The ViaSat-3 constellation consists of three separate satellites, each designed to provide coverage to a region: ViaSat-3 F1 will cover the Americas; ViaSat-3 F2 will cover Europe, the Middle East and Africa (EMEA); and ViaSat-3 F3 will cover the Asia-Pacific (APAC) regions. However due to technical difficulties with F1 that significantly lowered its capacity, once F2 is launched it will cover the Americas, and F1 will be moved to the EMEA region.

== Launches ==
Viasat has three launch contracts, one for each ViaSat-3 class satellite. In 2016, the company announced plans to launch the first satellite with Arianespace on an Ariane 6 rocket. In 2018, Viasat announced that the second one will be launched with United Launch Alliance on an Atlas V, and the third one with SpaceX on the Falcon Heavy.
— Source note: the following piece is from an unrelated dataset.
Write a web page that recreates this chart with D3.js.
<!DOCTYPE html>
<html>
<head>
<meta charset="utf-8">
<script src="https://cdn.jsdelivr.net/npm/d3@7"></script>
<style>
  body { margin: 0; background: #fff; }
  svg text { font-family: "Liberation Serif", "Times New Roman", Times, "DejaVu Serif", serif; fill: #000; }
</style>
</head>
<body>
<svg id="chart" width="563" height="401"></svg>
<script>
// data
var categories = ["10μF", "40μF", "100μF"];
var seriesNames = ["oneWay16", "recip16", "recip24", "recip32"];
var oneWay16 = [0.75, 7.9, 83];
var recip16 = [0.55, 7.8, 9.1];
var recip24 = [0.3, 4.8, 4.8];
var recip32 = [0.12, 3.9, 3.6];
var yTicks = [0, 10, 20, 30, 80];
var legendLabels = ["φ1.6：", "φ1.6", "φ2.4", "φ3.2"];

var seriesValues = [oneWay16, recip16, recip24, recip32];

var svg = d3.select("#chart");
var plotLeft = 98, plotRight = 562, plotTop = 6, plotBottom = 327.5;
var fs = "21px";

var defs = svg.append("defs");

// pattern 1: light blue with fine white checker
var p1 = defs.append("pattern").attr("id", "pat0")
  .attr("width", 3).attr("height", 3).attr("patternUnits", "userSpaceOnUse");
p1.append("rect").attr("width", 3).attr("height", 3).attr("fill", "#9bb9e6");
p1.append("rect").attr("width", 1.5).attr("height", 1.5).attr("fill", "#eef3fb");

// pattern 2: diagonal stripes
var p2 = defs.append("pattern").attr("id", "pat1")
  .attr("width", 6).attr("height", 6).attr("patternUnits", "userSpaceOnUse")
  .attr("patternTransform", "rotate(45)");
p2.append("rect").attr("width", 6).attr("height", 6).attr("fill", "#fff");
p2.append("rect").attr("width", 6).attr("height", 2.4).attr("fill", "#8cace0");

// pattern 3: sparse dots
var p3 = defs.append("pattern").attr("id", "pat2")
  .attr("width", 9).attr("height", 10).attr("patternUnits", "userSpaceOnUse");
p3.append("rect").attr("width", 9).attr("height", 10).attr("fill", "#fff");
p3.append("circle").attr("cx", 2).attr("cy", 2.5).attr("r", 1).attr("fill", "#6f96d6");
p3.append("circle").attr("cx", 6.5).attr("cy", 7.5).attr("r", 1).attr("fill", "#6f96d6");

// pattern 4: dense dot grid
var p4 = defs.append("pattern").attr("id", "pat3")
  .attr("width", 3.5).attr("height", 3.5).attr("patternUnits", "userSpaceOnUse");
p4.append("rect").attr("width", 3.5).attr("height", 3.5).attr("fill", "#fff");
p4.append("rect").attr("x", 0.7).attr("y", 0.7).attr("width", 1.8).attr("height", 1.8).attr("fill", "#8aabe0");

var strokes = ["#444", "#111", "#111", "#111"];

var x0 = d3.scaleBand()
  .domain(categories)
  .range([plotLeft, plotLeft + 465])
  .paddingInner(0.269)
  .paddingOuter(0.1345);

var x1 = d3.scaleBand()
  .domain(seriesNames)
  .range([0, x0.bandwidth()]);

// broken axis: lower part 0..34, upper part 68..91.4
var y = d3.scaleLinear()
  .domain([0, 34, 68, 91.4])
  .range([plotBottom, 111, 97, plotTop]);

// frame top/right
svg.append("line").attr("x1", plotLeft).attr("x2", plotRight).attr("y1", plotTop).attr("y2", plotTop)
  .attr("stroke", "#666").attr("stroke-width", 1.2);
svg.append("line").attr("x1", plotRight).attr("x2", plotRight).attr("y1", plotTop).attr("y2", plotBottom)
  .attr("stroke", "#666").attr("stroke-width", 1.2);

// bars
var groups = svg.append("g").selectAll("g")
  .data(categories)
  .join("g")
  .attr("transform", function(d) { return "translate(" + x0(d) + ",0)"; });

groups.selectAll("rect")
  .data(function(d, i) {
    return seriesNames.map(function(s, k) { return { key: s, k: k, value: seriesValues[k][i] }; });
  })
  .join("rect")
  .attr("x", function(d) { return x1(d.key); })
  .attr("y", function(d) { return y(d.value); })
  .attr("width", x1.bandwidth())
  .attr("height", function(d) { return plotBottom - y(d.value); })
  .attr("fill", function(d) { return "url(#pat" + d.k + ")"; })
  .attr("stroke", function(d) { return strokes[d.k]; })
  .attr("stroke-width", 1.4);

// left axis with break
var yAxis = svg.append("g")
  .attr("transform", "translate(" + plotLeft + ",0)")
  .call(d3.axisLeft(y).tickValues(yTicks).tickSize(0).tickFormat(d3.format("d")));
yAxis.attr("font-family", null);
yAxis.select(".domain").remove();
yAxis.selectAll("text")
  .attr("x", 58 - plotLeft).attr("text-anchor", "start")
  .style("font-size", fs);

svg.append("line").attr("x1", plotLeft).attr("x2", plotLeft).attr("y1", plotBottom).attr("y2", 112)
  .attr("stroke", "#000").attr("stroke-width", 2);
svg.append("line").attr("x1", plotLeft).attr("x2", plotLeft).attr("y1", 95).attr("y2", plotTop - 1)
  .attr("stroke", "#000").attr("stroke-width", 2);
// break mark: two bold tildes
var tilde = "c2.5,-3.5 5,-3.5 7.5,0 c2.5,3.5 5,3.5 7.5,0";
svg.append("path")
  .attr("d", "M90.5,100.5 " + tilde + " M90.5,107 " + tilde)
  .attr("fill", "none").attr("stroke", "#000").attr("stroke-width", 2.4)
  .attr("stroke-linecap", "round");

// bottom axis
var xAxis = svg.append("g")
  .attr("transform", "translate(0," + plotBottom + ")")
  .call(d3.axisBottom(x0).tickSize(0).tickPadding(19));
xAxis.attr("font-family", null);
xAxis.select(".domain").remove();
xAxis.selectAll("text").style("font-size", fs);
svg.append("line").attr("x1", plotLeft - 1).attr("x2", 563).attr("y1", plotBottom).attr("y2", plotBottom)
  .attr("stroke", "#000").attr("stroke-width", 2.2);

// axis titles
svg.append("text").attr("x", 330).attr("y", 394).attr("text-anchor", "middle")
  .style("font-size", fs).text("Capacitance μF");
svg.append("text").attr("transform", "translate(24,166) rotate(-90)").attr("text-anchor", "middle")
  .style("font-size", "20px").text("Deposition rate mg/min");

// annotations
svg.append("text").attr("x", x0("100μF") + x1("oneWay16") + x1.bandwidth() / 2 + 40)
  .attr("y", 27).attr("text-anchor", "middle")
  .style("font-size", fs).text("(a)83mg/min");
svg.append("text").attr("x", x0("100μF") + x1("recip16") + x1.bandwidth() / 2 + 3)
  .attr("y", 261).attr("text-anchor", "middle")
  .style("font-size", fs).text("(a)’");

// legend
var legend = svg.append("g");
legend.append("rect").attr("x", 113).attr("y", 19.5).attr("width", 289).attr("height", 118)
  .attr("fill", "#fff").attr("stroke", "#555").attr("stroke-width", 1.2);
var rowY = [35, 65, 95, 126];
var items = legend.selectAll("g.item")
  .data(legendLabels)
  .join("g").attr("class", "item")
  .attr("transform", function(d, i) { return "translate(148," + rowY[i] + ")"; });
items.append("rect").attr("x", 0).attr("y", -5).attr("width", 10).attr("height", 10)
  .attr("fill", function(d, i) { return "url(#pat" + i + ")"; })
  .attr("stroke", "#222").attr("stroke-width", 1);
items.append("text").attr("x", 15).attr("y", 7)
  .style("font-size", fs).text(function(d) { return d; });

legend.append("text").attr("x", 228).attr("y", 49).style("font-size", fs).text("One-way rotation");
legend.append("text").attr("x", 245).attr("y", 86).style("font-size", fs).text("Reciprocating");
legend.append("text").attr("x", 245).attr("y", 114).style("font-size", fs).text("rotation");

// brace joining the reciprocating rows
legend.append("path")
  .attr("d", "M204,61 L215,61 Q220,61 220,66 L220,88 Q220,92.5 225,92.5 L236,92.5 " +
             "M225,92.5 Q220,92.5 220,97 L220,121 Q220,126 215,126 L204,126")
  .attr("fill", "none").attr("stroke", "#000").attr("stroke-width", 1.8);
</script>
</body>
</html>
The ViaSat-3 F1 (Americas) and ViaSat-3 F2 (EMEA) satellites at one time were expected to launch about six months apart starting in 2021, with the ViaSat-3 F3 (APAC) satellite projected to launch in the second half of 2022. However, in February, 2021, ViaSat's CEO announced that the company did not expect to launch the first satellite until early 2022. It would then take several months for the satellite to be in full service, because of necessary testing.

By 2023, delays to the inaugural Ariane 6 launch prompted Viasat to cancel their contract with Arianespace and seek bids from other companies to launch the ViaSat-3 APAC satellite.

ViaSat-3 F1 launched on 1 May 2023 aboard a Falcon Heavy rocket, which successfully placed it into a near-geosynchronous orbit in the early hours of 1 May at an altitude of approximately 34,600 kilometers. Deployment of the antenna did not occur nominally and the satellite's performance was severely affected. Viasat triggered a $420 million claim, a space insurance underwriter described the situation to CNBC as a “market changing event” for the sector. Viasat suffered its biggest one-day loss in share price following the news. In February 2024, Viasat announced that the crippled satellite is expected to enter commercial service in the second quarter of 2024 at less than ten percent of its 1 terabit per second capacity, and that a $421 million insurance claim had been filed.

The ViaSat-3 F2 satellite was launched in 14 November 2025 on an Atlas V rocket.

The ViaSat-3 F3 satellite was launched on 29 April 2026 on a Falcon Heavy rocket.